### Stated exercise
Omit all images, then return the remaining material exactly as it stands.
* BEGIN *
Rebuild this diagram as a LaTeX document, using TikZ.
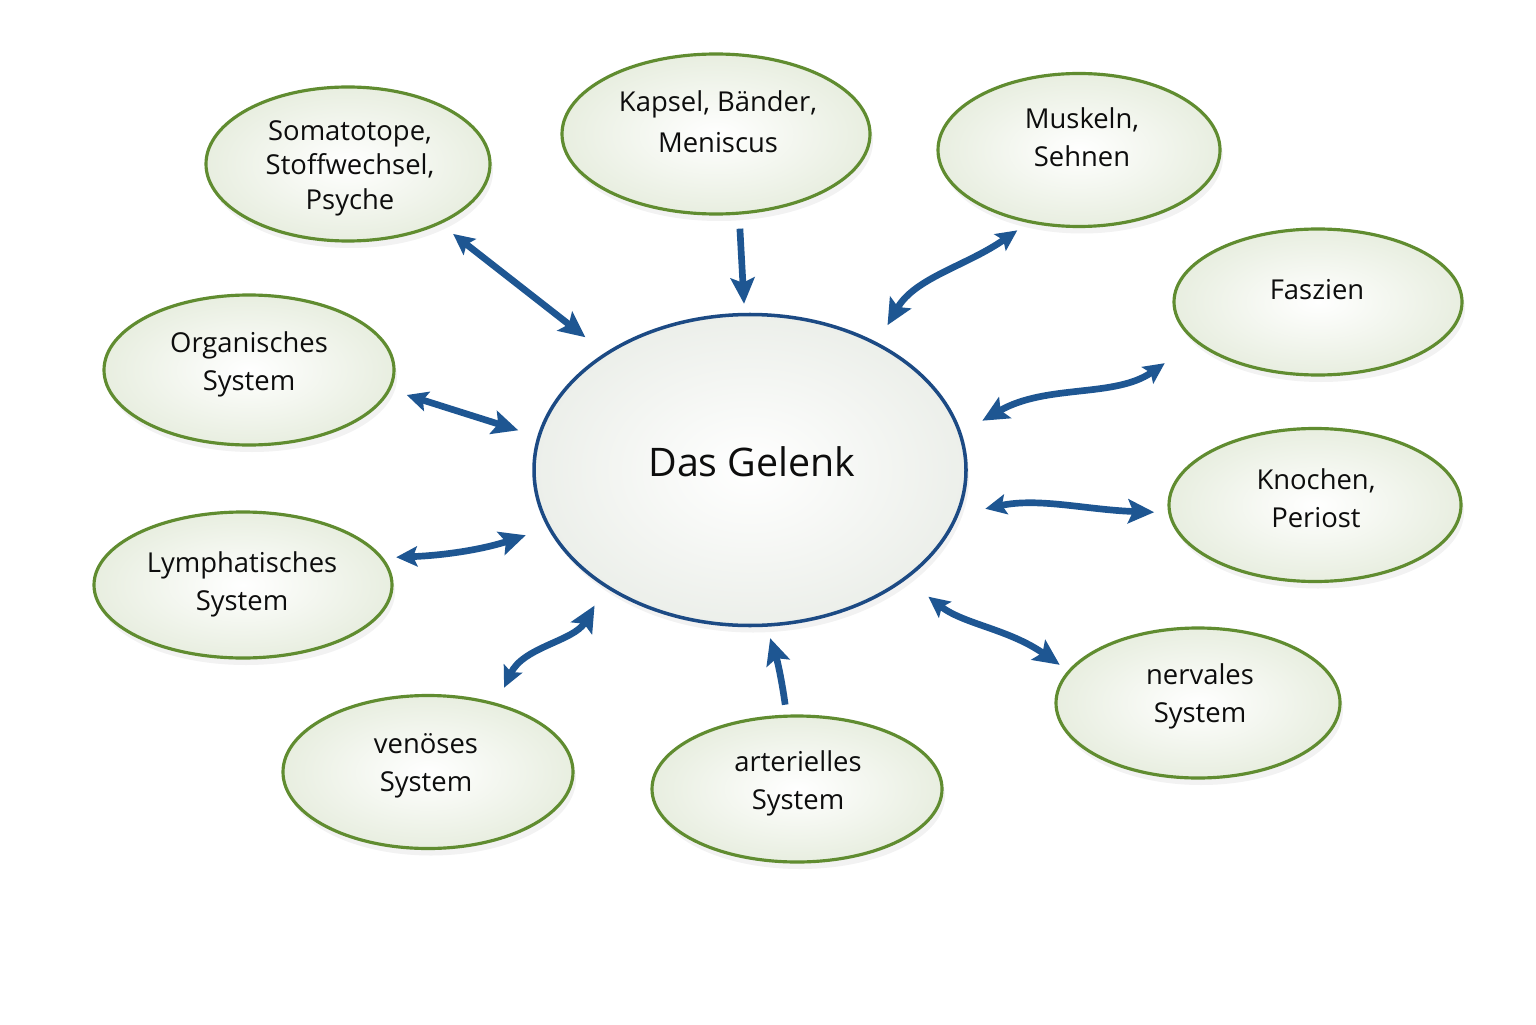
\documentclass[tikz,border=0pt]{standalone}
\usepackage{fontspec}
\setmainfont{Open Sans}
\definecolor{gborder}{RGB}{96,140,48}
\definecolor{gfill}{RGB}{232,238,224}
\definecolor{jblue}{RGB}{28,74,132}
\definecolor{jfill}{RGB}{236,239,234}
\definecolor{ablue}{RGB}{30,86,146}
\usetikzlibrary{arrows.meta,shapes.geometric,shadows}
\tikzset{
  bubble/.style={ellipse, draw=gborder, line width=0.9pt, inner sep=0pt, inner color=white, outer color=gfill,
    drop shadow={shadow xshift=0.03cm, shadow yshift=-0.07cm, opacity=0.1}},
  txt/.style={align=center, font=\fontsize{7.8}{10.8}\selectfont, text=black!95},
  link/.style={draw=ablue, line width=1.9pt, -{Stealth[length=2.6mm,width=2.4mm,inset=0.5mm]}},
  dlink/.style={link, {Stealth[length=2.1mm,width=2mm,inset=0.4mm]}-{Stealth[length=2.6mm,width=2.4mm,inset=0.5mm]}}
}
\begin{document}
\begin{tikzpicture}
  \fill[white] (0,0) rectangle (15.36,10.24);
  \useasboundingbox (0,0) rectangle (15.36,10.24);

  \node[ellipse, draw=jblue, line width=1pt, inner sep=0pt, inner color=white, outer color=jfill, minimum width=4.32cm, minimum height=3.11cm,
    drop shadow={shadow xshift=0.03cm, shadow yshift=-0.07cm, opacity=0.1}] (gelenk) at (7.50,5.54) {};
  \node[txt, font=\fontsize{11.2}{13}\selectfont] (gelenk-t) at (7.52,5.62) {Das Gelenk};

  \node[bubble, minimum width=2.84cm, minimum height=1.54cm] (soma) at (3.48,8.60) {};
  \node[txt, font=\fontsize{7.8}{9.8}\selectfont] (soma-t) at (3.50,8.56) {Somatotope,\\Stoffwechsel,\\Psyche};

  \node[bubble, minimum width=3.08cm, minimum height=1.60cm] (kapsel) at (7.16,8.90) {};
  \node[txt, font=\fontsize{7.8}{11.6}\selectfont] (kapsel-t) at (7.18,9.02) {Kapsel, Bänder,\\Meniscus};

  \node[bubble, minimum width=2.82cm, minimum height=1.53cm] (muskeln) at (10.79,8.74) {};
  \node[txt] (muskeln-t) at (10.82,8.87) {Muskeln,\\Sehnen};

  \node[bubble, minimum width=2.88cm, minimum height=1.46cm] (faszien) at (13.18,7.22) {};
  \node[txt] (faszien-t) at (13.17,7.34) {Faszien};

  \node[bubble, minimum width=2.90cm, minimum height=1.50cm] (organ) at (2.49,6.54) {};
  \node[txt] (organ-t) at (2.49,6.60) {Organisches\\System};

  \node[bubble, minimum width=2.92cm, minimum height=1.53cm] (knochen) at (13.15,5.19) {};
  \node[txt] (knochen-t) at (13.16,5.26) {Knochen,\\Periost};

  \node[bubble, minimum width=2.98cm, minimum height=1.46cm] (lymph) at (2.43,4.39) {};
  \node[txt] (lymph-t) at (2.42,4.40) {Lymphatisches\\System};

  \node[bubble, minimum width=2.90cm, minimum height=1.53cm] (venoes) at (4.28,2.52) {};
  \node[txt] (venoes-t) at (4.26,2.58) {venöses\\System};

  \node[bubble, minimum width=2.90cm, minimum height=1.46cm] (arter) at (7.97,2.35) {};
  \node[txt] (arter-t) at (7.98,2.41) {arterielles\\System};

  \node[bubble, minimum width=2.84cm, minimum height=1.50cm] (nerv) at (11.98,3.21) {};
  \node[txt] (nerv-t) at (12.00,3.28) {nervales\\System};

  \draw[dlink, shorten <=0.16cm, shorten >=0.25cm] (soma.-33) -- (gelenk.141);
  \draw[link, shorten <=0.14cm, shorten >=0.09cm] (kapsel.-74) -- (gelenk.92);
  \draw[dlink, shorten <=0.13cm, shorten >=0.20cm] (muskeln.235) to[out=215,in=60] (gelenk.45);
  \draw[dlink, shorten <=0.37cm, shorten >=0.24cm] (faszien.198) to[out=215,in=30] (gelenk.10);
  \draw[dlink, shorten <=0.17cm, shorten >=0.20cm] (organ.-8) -- (gelenk.171);
  \draw[dlink, shorten <=0.27cm, shorten >=0.14cm] (gelenk.-12) to[out=12,in=178] (knochen.183);
  \draw[dlink, shorten <=0.13cm, shorten >=0.23cm] (lymph.11) to[bend right=8] (gelenk.196);
  \draw[dlink, shorten <=0.17cm, shorten >=0.21cm] (venoes.45) to[out=65,in=240] (gelenk.219);
  \draw[link, shorten <=0.10cm, shorten >=0.12cm] (arter.98) to[bend right=5] (gelenk.-84);
  \draw[dlink, shorten <=0.28cm, shorten >=0.10cm] (gelenk.-35) to[out=-38,in=145] (nerv.166);
\end{tikzpicture}
\end{document}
* END *
### Result
Rebuild this diagram as a LaTeX document, using TikZ.
\documentclass[tikz,border=0pt]{standalone}
\usepackage{fontspec}
\setmainfont{Open Sans}
\definecolor{gborder}{RGB}{96,140,48}
\definecolor{gfill}{RGB}{232,238,224}
\definecolor{jblue}{RGB}{28,74,132}
\definecolor{jfill}{RGB}{236,239,234}
\definecolor{ablue}{RGB}{30,86,146}
\usetikzlibrary{arrows.meta,shapes.geometric,shadows}
\tikzset{
  bubble/.style={ellipse, draw=gborder, line width=0.9pt, inner sep=0pt, inner color=white, outer color=gfill,
    drop shadow={shadow xshift=0.03cm, shadow yshift=-0.07cm, opacity=0.1}},
  txt/.style={align=center, font=\fontsize{7.8}{10.8}\selectfont, text=black!95},
  link/.style={draw=ablue, line width=1.9pt, -{Stealth[length=2.6mm,width=2.4mm,inset=0.5mm]}},
  dlink/.style={link, {Stealth[length=2.1mm,width=2mm,inset=0.4mm]}-{Stealth[length=2.6mm,width=2.4mm,inset=0.5mm]}}
}
\begin{document}
\begin{tikzpicture}
  \fill[white] (0,0) rectangle (15.36,10.24);
  \useasboundingbox (0,0) rectangle (15.36,10.24);

  \node[ellipse, draw=jblue, line width=1pt, inner sep=0pt, inner color=white, outer color=jfill, minimum width=4.32cm, minimum height=3.11cm,
    drop shadow={shadow xshift=0.03cm, shadow yshift=-0.07cm, opacity=0.1}] (gelenk) at (7.50,5.54) {};
  \node[txt, font=\fontsize{11.2}{13}\selectfont] (gelenk-t) at (7.52,5.62) {Das Gelenk};

  \node[bubble, minimum width=2.84cm, minimum height=1.54cm] (soma) at (3.48,8.60) {};
  \node[txt, font=\fontsize{7.8}{9.8}\selectfont] (soma-t) at (3.50,8.56) {Somatotope,\\Stoffwechsel,\\Psyche};

  \node[bubble, minimum width=3.08cm, minimum height=1.60cm] (kapsel) at (7.16,8.90) {};
  \node[txt, font=\fontsize{7.8}{11.6}\selectfont] (kapsel-t) at (7.18,9.02) {Kapsel, Bänder,\\Meniscus};

  \node[bubble, minimum width=2.82cm, minimum height=1.53cm] (muskeln) at (10.79,8.74) {};
  \node[txt] (muskeln-t) at (10.82,8.87) {Muskeln,\\Sehnen};

  \node[bubble, minimum width=2.88cm, minimum height=1.46cm] (faszien) at (13.18,7.22) {};
  \node[txt] (faszien-t) at (13.17,7.34) {Faszien};

  \node[bubble, minimum width=2.90cm, minimum height=1.50cm] (organ) at (2.49,6.54) {};
  \node[txt] (organ-t) at (2.49,6.60) {Organisches\\System};

  \node[bubble, minimum width=2.92cm, minimum height=1.53cm] (knochen) at (13.15,5.19) {};
  \node[txt] (knochen-t) at (13.16,5.26) {Knochen,\\Periost};

  \node[bubble, minimum width=2.98cm, minimum height=1.46cm] (lymph) at (2.43,4.39) {};
  \node[txt] (lymph-t) at (2.42,4.40) {Lymphatisches\\System};

  \node[bubble, minimum width=2.90cm, minimum height=1.53cm] (venoes) at (4.28,2.52) {};
  \node[txt] (venoes-t) at (4.26,2.58) {venöses\\System};

  \node[bubble, minimum width=2.90cm, minimum height=1.46cm] (arter) at (7.97,2.35) {};
  \node[txt] (arter-t) at (7.98,2.41) {arterielles\\System};

  \node[bubble, minimum width=2.84cm, minimum height=1.50cm] (nerv) at (11.98,3.21) {};
  \node[txt] (nerv-t) at (12.00,3.28) {nervales\\System};

  \draw[dlink, shorten <=0.16cm, shorten >=0.25cm] (soma.-33) -- (gelenk.141);
  \draw[link, shorten <=0.14cm, shorten >=0.09cm] (kapsel.-74) -- (gelenk.92);
  \draw[dlink, shorten <=0.13cm, shorten >=0.20cm] (muskeln.235) to[out=215,in=60] (gelenk.45);
  \draw[dlink, shorten <=0.37cm, shorten >=0.24cm] (faszien.198) to[out=215,in=30] (gelenk.10);
  \draw[dlink, shorten <=0.17cm, shorten >=0.20cm] (organ.-8) -- (gelenk.171);
  \draw[dlink, shorten <=0.27cm, shorten >=0.14cm] (gelenk.-12) to[out=12,in=178] (knochen.183);
  \draw[dlink, shorten <=0.13cm, shorten >=0.23cm] (lymph.11) to[bend right=8] (gelenk.196);
  \draw[dlink, shorten <=0.17cm, shorten >=0.21cm] (venoes.45) to[out=65,in=240] (gelenk.219);
  \draw[link, shorten <=0.10cm, shorten >=0.12cm] (arter.98) to[bend right=5] (gelenk.-84);
  \draw[dlink, shorten <=0.28cm, shorten >=0.10cm] (gelenk.-35) to[out=-38,in=145] (nerv.166);
\end{tikzpicture}
\end{document}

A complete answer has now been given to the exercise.